* start *

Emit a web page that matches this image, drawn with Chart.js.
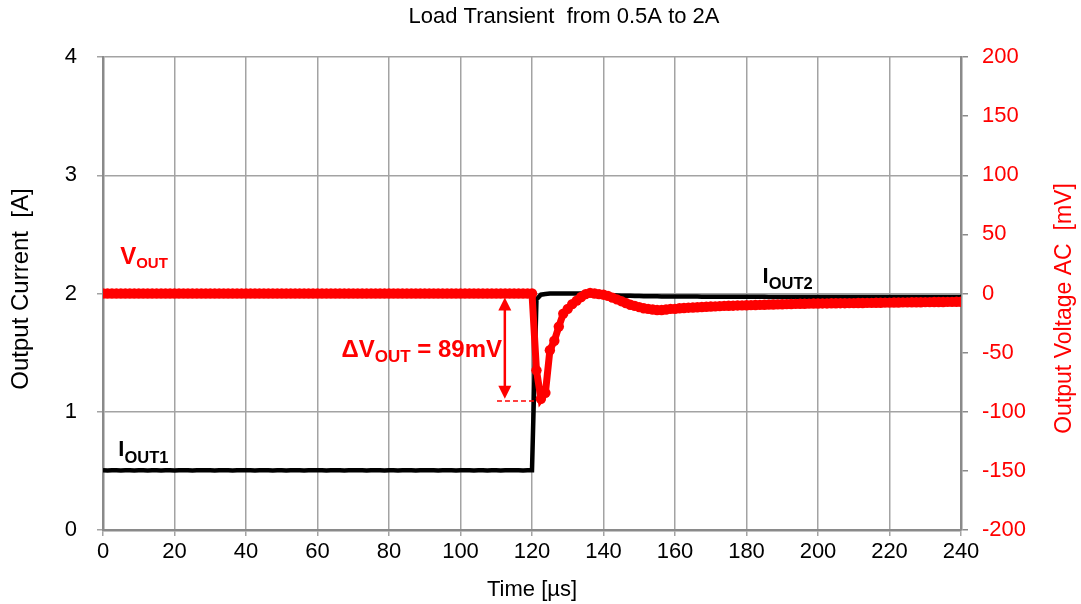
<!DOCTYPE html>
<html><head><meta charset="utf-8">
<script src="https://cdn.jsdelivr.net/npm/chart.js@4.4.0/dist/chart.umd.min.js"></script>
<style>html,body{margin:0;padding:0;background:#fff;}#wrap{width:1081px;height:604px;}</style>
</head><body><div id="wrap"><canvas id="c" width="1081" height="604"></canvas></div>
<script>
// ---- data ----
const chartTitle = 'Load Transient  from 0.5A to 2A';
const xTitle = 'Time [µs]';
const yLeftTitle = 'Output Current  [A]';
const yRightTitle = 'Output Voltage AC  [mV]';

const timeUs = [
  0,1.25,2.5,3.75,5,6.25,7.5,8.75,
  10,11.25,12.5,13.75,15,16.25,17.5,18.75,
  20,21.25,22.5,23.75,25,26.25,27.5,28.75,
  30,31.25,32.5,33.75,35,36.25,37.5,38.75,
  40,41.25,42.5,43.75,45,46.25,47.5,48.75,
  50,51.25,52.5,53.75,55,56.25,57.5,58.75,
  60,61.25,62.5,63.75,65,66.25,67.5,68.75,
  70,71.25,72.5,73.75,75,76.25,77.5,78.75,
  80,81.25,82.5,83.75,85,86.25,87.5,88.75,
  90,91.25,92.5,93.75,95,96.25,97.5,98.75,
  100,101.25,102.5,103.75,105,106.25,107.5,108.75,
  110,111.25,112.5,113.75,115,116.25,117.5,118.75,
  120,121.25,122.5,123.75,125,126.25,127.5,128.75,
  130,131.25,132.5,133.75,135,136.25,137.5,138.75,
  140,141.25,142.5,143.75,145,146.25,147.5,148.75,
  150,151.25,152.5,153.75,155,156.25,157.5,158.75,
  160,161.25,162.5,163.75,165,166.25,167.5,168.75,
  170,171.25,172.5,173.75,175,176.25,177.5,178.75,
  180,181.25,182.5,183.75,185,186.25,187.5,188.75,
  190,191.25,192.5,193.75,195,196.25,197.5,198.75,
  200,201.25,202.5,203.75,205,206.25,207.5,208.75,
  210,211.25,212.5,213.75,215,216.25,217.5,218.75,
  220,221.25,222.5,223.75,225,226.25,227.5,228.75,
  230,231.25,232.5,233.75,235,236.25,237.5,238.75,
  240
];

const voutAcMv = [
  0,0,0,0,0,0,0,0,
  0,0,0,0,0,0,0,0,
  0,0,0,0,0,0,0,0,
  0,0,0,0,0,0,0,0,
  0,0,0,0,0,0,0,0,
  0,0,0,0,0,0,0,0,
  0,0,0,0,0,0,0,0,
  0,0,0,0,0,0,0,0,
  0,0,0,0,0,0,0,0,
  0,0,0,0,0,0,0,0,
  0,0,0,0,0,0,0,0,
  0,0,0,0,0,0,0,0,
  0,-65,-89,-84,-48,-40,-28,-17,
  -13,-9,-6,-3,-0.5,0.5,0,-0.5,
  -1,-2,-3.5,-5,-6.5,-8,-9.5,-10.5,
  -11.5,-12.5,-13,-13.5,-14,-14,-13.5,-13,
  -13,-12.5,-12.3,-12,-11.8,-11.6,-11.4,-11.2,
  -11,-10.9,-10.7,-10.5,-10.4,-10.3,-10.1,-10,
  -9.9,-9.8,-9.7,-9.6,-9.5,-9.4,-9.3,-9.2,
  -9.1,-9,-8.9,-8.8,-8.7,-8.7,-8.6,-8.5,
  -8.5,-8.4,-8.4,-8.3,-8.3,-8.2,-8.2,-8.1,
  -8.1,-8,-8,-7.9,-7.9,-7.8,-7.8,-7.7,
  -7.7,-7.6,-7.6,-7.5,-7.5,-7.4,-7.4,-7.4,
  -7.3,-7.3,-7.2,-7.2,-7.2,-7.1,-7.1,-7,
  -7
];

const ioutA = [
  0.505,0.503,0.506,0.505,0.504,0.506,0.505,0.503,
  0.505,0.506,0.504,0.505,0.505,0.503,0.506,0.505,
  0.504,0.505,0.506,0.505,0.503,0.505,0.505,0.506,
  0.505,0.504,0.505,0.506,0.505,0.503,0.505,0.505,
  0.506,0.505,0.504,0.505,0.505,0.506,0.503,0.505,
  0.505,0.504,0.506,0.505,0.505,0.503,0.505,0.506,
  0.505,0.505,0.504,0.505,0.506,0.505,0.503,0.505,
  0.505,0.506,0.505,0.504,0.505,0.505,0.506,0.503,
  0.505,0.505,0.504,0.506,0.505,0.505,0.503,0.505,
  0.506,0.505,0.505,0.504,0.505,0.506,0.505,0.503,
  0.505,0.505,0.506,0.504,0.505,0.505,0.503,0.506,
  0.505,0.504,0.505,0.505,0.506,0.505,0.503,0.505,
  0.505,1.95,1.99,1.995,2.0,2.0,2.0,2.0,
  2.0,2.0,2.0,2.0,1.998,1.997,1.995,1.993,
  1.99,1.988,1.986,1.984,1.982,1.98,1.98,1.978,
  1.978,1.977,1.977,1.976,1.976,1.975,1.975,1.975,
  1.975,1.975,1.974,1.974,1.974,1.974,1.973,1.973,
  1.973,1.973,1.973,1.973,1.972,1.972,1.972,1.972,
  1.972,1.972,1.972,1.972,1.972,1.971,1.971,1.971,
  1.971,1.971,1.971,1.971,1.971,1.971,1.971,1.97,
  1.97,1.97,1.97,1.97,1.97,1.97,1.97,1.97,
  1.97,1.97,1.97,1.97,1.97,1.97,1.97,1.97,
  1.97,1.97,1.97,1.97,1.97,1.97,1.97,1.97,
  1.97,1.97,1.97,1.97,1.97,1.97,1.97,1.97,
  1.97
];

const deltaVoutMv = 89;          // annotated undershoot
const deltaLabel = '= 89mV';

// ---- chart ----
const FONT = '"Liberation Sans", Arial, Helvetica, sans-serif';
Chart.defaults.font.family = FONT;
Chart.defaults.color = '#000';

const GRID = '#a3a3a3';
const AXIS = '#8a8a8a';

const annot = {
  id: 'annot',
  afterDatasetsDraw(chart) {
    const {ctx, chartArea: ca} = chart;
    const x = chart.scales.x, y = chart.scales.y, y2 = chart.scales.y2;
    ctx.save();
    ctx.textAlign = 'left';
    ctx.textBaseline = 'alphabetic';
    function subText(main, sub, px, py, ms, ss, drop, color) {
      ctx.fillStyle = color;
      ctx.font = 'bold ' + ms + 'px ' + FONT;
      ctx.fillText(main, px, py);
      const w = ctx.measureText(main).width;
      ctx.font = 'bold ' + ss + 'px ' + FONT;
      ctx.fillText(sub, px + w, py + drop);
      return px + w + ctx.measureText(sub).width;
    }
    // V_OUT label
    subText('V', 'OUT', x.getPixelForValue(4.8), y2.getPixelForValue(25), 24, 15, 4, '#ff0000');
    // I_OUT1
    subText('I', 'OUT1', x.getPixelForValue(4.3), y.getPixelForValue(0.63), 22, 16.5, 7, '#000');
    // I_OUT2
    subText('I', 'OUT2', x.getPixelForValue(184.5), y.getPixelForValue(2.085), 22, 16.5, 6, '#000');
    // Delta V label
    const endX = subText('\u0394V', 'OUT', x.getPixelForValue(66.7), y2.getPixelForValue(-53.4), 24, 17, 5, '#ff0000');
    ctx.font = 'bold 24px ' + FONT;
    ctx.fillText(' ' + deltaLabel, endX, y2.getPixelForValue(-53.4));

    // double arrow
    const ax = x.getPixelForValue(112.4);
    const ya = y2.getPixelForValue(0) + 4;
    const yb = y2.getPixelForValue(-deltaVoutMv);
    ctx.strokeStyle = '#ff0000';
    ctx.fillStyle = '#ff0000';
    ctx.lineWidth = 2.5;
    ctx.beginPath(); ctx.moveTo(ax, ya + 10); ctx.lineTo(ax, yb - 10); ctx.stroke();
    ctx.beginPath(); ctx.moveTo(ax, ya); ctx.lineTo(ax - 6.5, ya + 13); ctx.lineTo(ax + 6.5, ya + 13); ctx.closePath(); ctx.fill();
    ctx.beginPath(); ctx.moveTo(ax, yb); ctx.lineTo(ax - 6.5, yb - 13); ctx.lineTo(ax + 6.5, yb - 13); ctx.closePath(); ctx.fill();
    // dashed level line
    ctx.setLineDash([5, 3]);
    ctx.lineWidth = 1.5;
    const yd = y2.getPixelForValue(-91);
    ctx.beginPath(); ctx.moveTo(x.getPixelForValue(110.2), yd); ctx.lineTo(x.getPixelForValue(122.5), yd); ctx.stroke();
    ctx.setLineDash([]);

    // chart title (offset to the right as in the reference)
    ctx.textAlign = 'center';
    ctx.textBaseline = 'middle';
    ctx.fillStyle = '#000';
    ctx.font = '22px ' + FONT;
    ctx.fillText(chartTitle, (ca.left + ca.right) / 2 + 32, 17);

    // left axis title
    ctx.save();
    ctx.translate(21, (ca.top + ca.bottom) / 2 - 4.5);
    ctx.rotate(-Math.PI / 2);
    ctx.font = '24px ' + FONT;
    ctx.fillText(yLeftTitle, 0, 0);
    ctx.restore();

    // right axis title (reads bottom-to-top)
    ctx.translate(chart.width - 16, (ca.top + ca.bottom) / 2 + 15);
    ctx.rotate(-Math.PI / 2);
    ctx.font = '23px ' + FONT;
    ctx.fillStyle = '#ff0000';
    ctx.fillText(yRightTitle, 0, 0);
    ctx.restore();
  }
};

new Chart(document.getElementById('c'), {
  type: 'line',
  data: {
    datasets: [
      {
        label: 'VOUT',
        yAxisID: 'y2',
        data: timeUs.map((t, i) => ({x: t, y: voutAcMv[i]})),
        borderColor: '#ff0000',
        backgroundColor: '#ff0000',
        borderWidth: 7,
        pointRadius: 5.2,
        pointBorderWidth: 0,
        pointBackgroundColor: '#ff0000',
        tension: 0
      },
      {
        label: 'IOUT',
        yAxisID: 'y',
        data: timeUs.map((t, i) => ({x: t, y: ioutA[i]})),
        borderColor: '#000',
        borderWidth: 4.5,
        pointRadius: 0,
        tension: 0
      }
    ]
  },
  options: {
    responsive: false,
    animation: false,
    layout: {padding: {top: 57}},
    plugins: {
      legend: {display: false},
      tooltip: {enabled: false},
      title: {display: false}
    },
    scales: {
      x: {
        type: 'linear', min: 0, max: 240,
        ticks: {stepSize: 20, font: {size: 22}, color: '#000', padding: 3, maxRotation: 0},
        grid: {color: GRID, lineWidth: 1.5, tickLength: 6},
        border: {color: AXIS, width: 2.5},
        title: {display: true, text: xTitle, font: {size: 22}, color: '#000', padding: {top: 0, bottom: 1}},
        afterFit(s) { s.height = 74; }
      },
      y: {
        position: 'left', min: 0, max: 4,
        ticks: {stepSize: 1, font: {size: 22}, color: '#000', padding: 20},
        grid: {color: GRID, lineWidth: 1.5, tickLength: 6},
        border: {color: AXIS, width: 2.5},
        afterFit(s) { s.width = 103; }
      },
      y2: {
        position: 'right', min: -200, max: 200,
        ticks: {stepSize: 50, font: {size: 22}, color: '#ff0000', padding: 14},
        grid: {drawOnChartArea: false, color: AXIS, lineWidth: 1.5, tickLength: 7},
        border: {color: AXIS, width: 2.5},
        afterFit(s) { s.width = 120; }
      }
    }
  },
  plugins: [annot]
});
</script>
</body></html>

* end *
* start *

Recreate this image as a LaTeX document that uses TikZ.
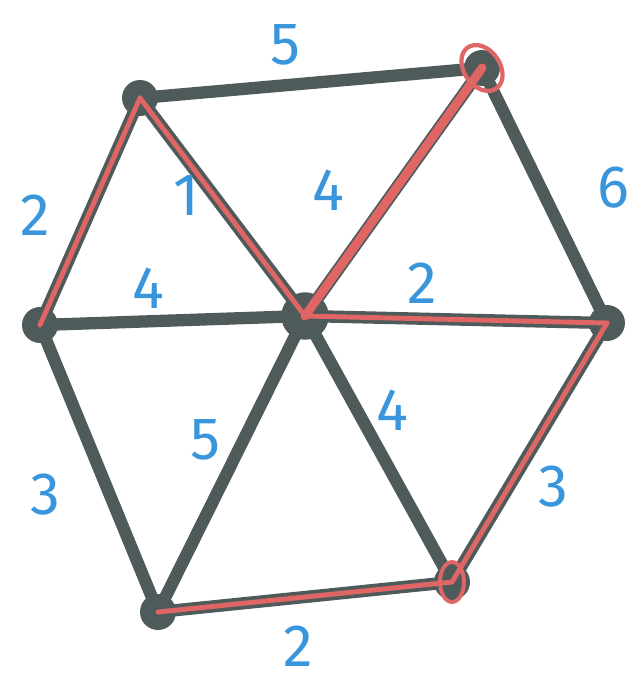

* end *

Exercise details: Lines from the records above that hold "this" are the ones to list.

Exercise answer:
Emit a web page that matches this image, drawn with Chart.js.
Recreate this image as a LaTeX document that uses TikZ.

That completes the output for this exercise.